┌──
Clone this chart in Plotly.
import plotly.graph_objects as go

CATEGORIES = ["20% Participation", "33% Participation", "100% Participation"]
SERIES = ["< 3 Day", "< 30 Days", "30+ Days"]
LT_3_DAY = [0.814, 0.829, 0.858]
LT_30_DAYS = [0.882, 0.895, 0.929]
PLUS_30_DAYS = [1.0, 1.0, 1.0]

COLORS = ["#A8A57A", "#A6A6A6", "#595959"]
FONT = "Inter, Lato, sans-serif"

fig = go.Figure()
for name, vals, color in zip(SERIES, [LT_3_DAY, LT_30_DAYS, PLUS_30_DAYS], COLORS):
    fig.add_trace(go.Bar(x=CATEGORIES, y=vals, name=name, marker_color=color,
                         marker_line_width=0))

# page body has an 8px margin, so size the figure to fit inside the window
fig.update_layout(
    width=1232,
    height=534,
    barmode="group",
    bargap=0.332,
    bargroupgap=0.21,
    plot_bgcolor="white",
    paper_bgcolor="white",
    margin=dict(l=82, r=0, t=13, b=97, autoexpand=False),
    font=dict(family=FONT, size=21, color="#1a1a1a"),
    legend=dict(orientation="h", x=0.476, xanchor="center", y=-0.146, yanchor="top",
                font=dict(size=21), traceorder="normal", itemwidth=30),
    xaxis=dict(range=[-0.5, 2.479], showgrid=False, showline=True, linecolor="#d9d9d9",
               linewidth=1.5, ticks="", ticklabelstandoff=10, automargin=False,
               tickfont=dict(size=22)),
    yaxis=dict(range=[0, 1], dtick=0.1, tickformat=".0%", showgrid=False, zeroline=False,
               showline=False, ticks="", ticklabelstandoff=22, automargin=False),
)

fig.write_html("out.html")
└──
> _PROBLEM REQUIREMENTS_: Return exactly, please, the lines of the material from the first one down to and including the line where "marker_line_width=0))" appears.

> _COMPLETE RESPONSE_:
Clone this chart in Plotly.
import plotly.graph_objects as go

CATEGORIES = ["20% Participation", "33% Participation", "100% Participation"]
SERIES = ["< 3 Day", "< 30 Days", "30+ Days"]
LT_3_DAY = [0.814, 0.829, 0.858]
LT_30_DAYS = [0.882, 0.895, 0.929]
PLUS_30_DAYS = [1.0, 1.0, 1.0]

COLORS = ["#A8A57A", "#A6A6A6", "#595959"]
FONT = "Inter, Lato, sans-serif"

fig = go.Figure()
for name, vals, color in zip(SERIES, [LT_3_DAY, LT_30_DAYS, PLUS_30_DAYS], COLORS):
    fig.add_trace(go.Bar(x=CATEGORIES, y=vals, name=name, marker_color=color,
                         marker_line_width=0))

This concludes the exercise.